**** DATA PROVIDED
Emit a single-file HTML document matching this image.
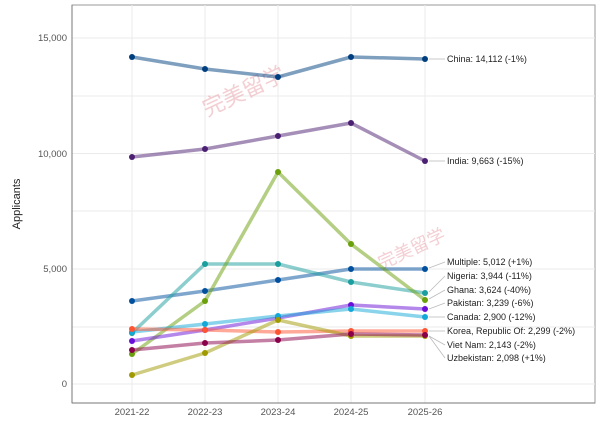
<!DOCTYPE html>
<html><head><style>body{margin:0;background:#fff}svg{display:block;font-family:"Liberation Sans",sans-serif}</style></head><body>
<svg width="600" height="422" viewBox="0 0 600 422">
<rect x="72" y="5" width="523" height="398" fill="#fff" stroke="#999" stroke-width="1"/>
<g stroke="#ebebeb" stroke-width="1">
<line x1="72" x2="595" y1="96" y2="96"/><line x1="72" x2="595" y1="211" y2="211"/><line x1="72" x2="595" y1="327" y2="327"/>
<line x1="72" x2="595" y1="38" y2="38"/><line x1="72" x2="595" y1="153.5" y2="153.5"/><line x1="72" x2="595" y1="269" y2="269"/><line x1="72" x2="595" y1="384" y2="384"/>
<line x1="132" x2="132" y1="5" y2="403"/><line x1="205" x2="205" y1="5" y2="403"/><line x1="278" x2="278" y1="5" y2="403"/><line x1="351" x2="351" y1="5" y2="403"/><line x1="425" x2="425" y1="5" y2="403"/>
</g>
<line x1="72" x2="72" y1="5" y2="403" stroke="#777"/><line x1="72" x2="595" y1="403" y2="403" stroke="#777"/>
<g font-size="9.5" fill="#555" text-anchor="end">
<text x="67" y="41">15,000</text><text x="67" y="157">10,000</text><text x="67" y="272">5,000</text><text x="67" y="387">0</text>
</g>
<g font-size="9.5" fill="#555" text-anchor="middle">
<text x="132" y="415">2021-22</text><text x="205" y="415">2022-23</text><text x="278" y="415">2023-24</text><text x="351" y="415">2024-25</text><text x="425" y="415">2025-26</text>
</g>
<text transform="translate(20,204) rotate(-90)" font-size="11" fill="#222" text-anchor="middle">Applicants</text>
<text x="200" y="105" font-size="22" fill="#e8a0a8" opacity="0.5" transform="rotate(-25 230 95)">完美留学</text>
<text x="375" y="260" font-size="18" fill="#e8a0a8" opacity="0.5" transform="rotate(-25 400 250)">完美留学</text>
<g stroke="#bbb" stroke-width="0.8" fill="none">
<line x1="429" y1="59" x2="445" y2="59"/><line x1="429" y1="161" x2="445" y2="161"/>
<line x1="429" y1="268" x2="445" y2="262"/><line x1="429" y1="292" x2="445" y2="276"/>
<line x1="429" y1="299" x2="445" y2="290"/><line x1="429" y1="309" x2="445" y2="303"/>
<line x1="429" y1="317" x2="445" y2="317"/><line x1="429" y1="331" x2="445" y2="331"/>
<line x1="429" y1="336" x2="445" y2="345"/><line x1="429" y1="336" x2="445" y2="358"/>
</g>
<g fill="none" stroke-width="3.5" stroke-opacity="0.5" stroke-linejoin="round">
<polyline stroke="#003f7f" points="132,57 205,69 278,77 351,57 425,59"/>
<polyline stroke="#4b1f72" points="132,157 205,149 278,136 351,123 425,161"/>
<polyline stroke="#00509e" points="132,301 205,291 278,280 351,269 425,269"/>
<polyline stroke="#1a9e9e" points="132,333 205,264 278,264 351,282 425,293"/>
<polyline stroke="#6aa00a" points="132,354 205,301 278,172 351,244 425,300"/>
<polyline stroke="#6a0fd8" points="132,341 205,330 278,318 351,305 425,309"/>
<polyline stroke="#13a8d8" points="132,332 205,324 278,316 351,309 425,317"/>
<polyline stroke="#ff5533" points="132,329 205,330 278,332 351,331 425,331"/>
<polyline stroke="#a09a00" points="132,375 205,353 278,320 351,336 425,336"/>
<polyline stroke="#8a004a" points="132,350 205,343 278,340 351,334 425,335"/>
</g>
<g>
<g fill="#003f7f"><circle cx="132" cy="57" r="3"/><circle cx="205" cy="69" r="3"/><circle cx="278" cy="77" r="3"/><circle cx="351" cy="57" r="3"/><circle cx="425" cy="59" r="3"/></g>
<g fill="#4b1f72"><circle cx="132" cy="157" r="3"/><circle cx="205" cy="149" r="3"/><circle cx="278" cy="136" r="3"/><circle cx="351" cy="123" r="3"/><circle cx="425" cy="161" r="3"/></g>
<g fill="#00509e"><circle cx="132" cy="301" r="3"/><circle cx="205" cy="291" r="3"/><circle cx="278" cy="280" r="3"/><circle cx="351" cy="269" r="3"/><circle cx="425" cy="269" r="3"/></g>
<g fill="#1a9e9e"><circle cx="132" cy="333" r="3"/><circle cx="205" cy="264" r="3"/><circle cx="278" cy="264" r="3"/><circle cx="351" cy="282" r="3"/><circle cx="425" cy="293" r="3"/></g>
<g fill="#6aa00a"><circle cx="132" cy="354" r="3"/><circle cx="205" cy="301" r="3"/><circle cx="278" cy="172" r="3"/><circle cx="351" cy="244" r="3"/><circle cx="425" cy="300" r="3"/></g>
<g fill="#6a0fd8"><circle cx="132" cy="341" r="3"/><circle cx="205" cy="330" r="3"/><circle cx="278" cy="318" r="3"/><circle cx="351" cy="305" r="3"/><circle cx="425" cy="309" r="3"/></g>
<g fill="#13a8d8"><circle cx="132" cy="332" r="3"/><circle cx="205" cy="324" r="3"/><circle cx="278" cy="316" r="3"/><circle cx="351" cy="309" r="3"/><circle cx="425" cy="317" r="3"/></g>
<g fill="#ff5533"><circle cx="132" cy="329" r="3"/><circle cx="205" cy="330" r="3"/><circle cx="278" cy="332" r="3"/><circle cx="351" cy="331" r="3"/><circle cx="425" cy="331" r="3"/></g>
<g fill="#a09a00"><circle cx="132" cy="375" r="3"/><circle cx="205" cy="353" r="3"/><circle cx="278" cy="320" r="3"/><circle cx="351" cy="336" r="3"/><circle cx="425" cy="336" r="3"/></g>
<g fill="#8a004a"><circle cx="132" cy="350" r="3"/><circle cx="205" cy="343" r="3"/><circle cx="278" cy="340" r="3"/><circle cx="351" cy="334" r="3"/><circle cx="425" cy="335" r="3"/></g>
</g>
<g font-size="9" fill="#222">
<text x="447" y="62">China: 14,112 (-1%)</text>
<text x="447" y="164">India: 9,663 (-15%)</text>
<text x="447" y="265">Multiple: 5,012 (+1%)</text>
<text x="447" y="279">Nigeria: 3,944 (-11%)</text>
<text x="447" y="293">Ghana: 3,624 (-40%)</text>
<text x="447" y="306">Pakistan: 3,239 (-6%)</text>
<text x="447" y="320">Canada: 2,900 (-12%)</text>
<text x="447" y="334">Korea, Republic Of: 2,299 (-2%)</text>
<text x="447" y="348">Viet Nam: 2,143 (-2%)</text>
<text x="447" y="361">Uzbekistan: 2,098 (+1%)</text>
</g>
</svg>
</body></html>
********
### THE REQUEST
Your copy of the data above should match it exactly, except that pictures are left out.

### WRITTEN RESPONSE
Emit a single-file HTML document matching this image.
<!DOCTYPE html>
<html><head><style>body{margin:0;background:#fff}svg{display:block;font-family:"Liberation Sans",sans-serif}</style></head><body>
<svg width="600" height="422" viewBox="0 0 600 422">
<rect x="72" y="5" width="523" height="398" fill="#fff" stroke="#999" stroke-width="1"/>
<g stroke="#ebebeb" stroke-width="1">
<line x1="72" x2="595" y1="96" y2="96"/><line x1="72" x2="595" y1="211" y2="211"/><line x1="72" x2="595" y1="327" y2="327"/>
<line x1="72" x2="595" y1="38" y2="38"/><line x1="72" x2="595" y1="153.5" y2="153.5"/><line x1="72" x2="595" y1="269" y2="269"/><line x1="72" x2="595" y1="384" y2="384"/>
<line x1="132" x2="132" y1="5" y2="403"/><line x1="205" x2="205" y1="5" y2="403"/><line x1="278" x2="278" y1="5" y2="403"/><line x1="351" x2="351" y1="5" y2="403"/><line x1="425" x2="425" y1="5" y2="403"/>
</g>
<line x1="72" x2="72" y1="5" y2="403" stroke="#777"/><line x1="72" x2="595" y1="403" y2="403" stroke="#777"/>
<g font-size="9.5" fill="#555" text-anchor="end">
<text x="67" y="41">15,000</text><text x="67" y="157">10,000</text><text x="67" y="272">5,000</text><text x="67" y="387">0</text>
</g>
<g font-size="9.5" fill="#555" text-anchor="middle">
<text x="132" y="415">2021-22</text><text x="205" y="415">2022-23</text><text x="278" y="415">2023-24</text><text x="351" y="415">2024-25</text><text x="425" y="415">2025-26</text>
</g>
<text transform="translate(20,204) rotate(-90)" font-size="11" fill="#222" text-anchor="middle">Applicants</text>
<text x="200" y="105" font-size="22" fill="#e8a0a8" opacity="0.5" transform="rotate(-25 230 95)">完美留学</text>
<text x="375" y="260" font-size="18" fill="#e8a0a8" opacity="0.5" transform="rotate(-25 400 250)">完美留学</text>
<g stroke="#bbb" stroke-width="0.8" fill="none">
<line x1="429" y1="59" x2="445" y2="59"/><line x1="429" y1="161" x2="445" y2="161"/>
<line x1="429" y1="268" x2="445" y2="262"/><line x1="429" y1="292" x2="445" y2="276"/>
<line x1="429" y1="299" x2="445" y2="290"/><line x1="429" y1="309" x2="445" y2="303"/>
<line x1="429" y1="317" x2="445" y2="317"/><line x1="429" y1="331" x2="445" y2="331"/>
<line x1="429" y1="336" x2="445" y2="345"/><line x1="429" y1="336" x2="445" y2="358"/>
</g>
<g fill="none" stroke-width="3.5" stroke-opacity="0.5" stroke-linejoin="round">
<polyline stroke="#003f7f" points="132,57 205,69 278,77 351,57 425,59"/>
<polyline stroke="#4b1f72" points="132,157 205,149 278,136 351,123 425,161"/>
<polyline stroke="#00509e" points="132,301 205,291 278,280 351,269 425,269"/>
<polyline stroke="#1a9e9e" points="132,333 205,264 278,264 351,282 425,293"/>
<polyline stroke="#6aa00a" points="132,354 205,301 278,172 351,244 425,300"/>
<polyline stroke="#6a0fd8" points="132,341 205,330 278,318 351,305 425,309"/>
<polyline stroke="#13a8d8" points="132,332 205,324 278,316 351,309 425,317"/>
<polyline stroke="#ff5533" points="132,329 205,330 278,332 351,331 425,331"/>
<polyline stroke="#a09a00" points="132,375 205,353 278,320 351,336 425,336"/>
<polyline stroke="#8a004a" points="132,350 205,343 278,340 351,334 425,335"/>
</g>
<g>
<g fill="#003f7f"><circle cx="132" cy="57" r="3"/><circle cx="205" cy="69" r="3"/><circle cx="278" cy="77" r="3"/><circle cx="351" cy="57" r="3"/><circle cx="425" cy="59" r="3"/></g>
<g fill="#4b1f72"><circle cx="132" cy="157" r="3"/><circle cx="205" cy="149" r="3"/><circle cx="278" cy="136" r="3"/><circle cx="351" cy="123" r="3"/><circle cx="425" cy="161" r="3"/></g>
<g fill="#00509e"><circle cx="132" cy="301" r="3"/><circle cx="205" cy="291" r="3"/><circle cx="278" cy="280" r="3"/><circle cx="351" cy="269" r="3"/><circle cx="425" cy="269" r="3"/></g>
<g fill="#1a9e9e"><circle cx="132" cy="333" r="3"/><circle cx="205" cy="264" r="3"/><circle cx="278" cy="264" r="3"/><circle cx="351" cy="282" r="3"/><circle cx="425" cy="293" r="3"/></g>
<g fill="#6aa00a"><circle cx="132" cy="354" r="3"/><circle cx="205" cy="301" r="3"/><circle cx="278" cy="172" r="3"/><circle cx="351" cy="244" r="3"/><circle cx="425" cy="300" r="3"/></g>
<g fill="#6a0fd8"><circle cx="132" cy="341" r="3"/><circle cx="205" cy="330" r="3"/><circle cx="278" cy="318" r="3"/><circle cx="351" cy="305" r="3"/><circle cx="425" cy="309" r="3"/></g>
<g fill="#13a8d8"><circle cx="132" cy="332" r="3"/><circle cx="205" cy="324" r="3"/><circle cx="278" cy="316" r="3"/><circle cx="351" cy="309" r="3"/><circle cx="425" cy="317" r="3"/></g>
<g fill="#ff5533"><circle cx="132" cy="329" r="3"/><circle cx="205" cy="330" r="3"/><circle cx="278" cy="332" r="3"/><circle cx="351" cy="331" r="3"/><circle cx="425" cy="331" r="3"/></g>
<g fill="#a09a00"><circle cx="132" cy="375" r="3"/><circle cx="205" cy="353" r="3"/><circle cx="278" cy="320" r="3"/><circle cx="351" cy="336" r="3"/><circle cx="425" cy="336" r="3"/></g>
<g fill="#8a004a"><circle cx="132" cy="350" r="3"/><circle cx="205" cy="343" r="3"/><circle cx="278" cy="340" r="3"/><circle cx="351" cy="334" r="3"/><circle cx="425" cy="335" r="3"/></g>
</g>
<g font-size="9" fill="#222">
<text x="447" y="62">China: 14,112 (-1%)</text>
<text x="447" y="164">India: 9,663 (-15%)</text>
<text x="447" y="265">Multiple: 5,012 (+1%)</text>
<text x="447" y="279">Nigeria: 3,944 (-11%)</text>
<text x="447" y="293">Ghana: 3,624 (-40%)</text>
<text x="447" y="306">Pakistan: 3,239 (-6%)</text>
<text x="447" y="320">Canada: 2,900 (-12%)</text>
<text x="447" y="334">Korea, Republic Of: 2,299 (-2%)</text>
<text x="447" y="348">Viet Nam: 2,143 (-2%)</text>
<text x="447" y="361">Uzbekistan: 2,098 (+1%)</text>
</g>
</svg>
</body></html>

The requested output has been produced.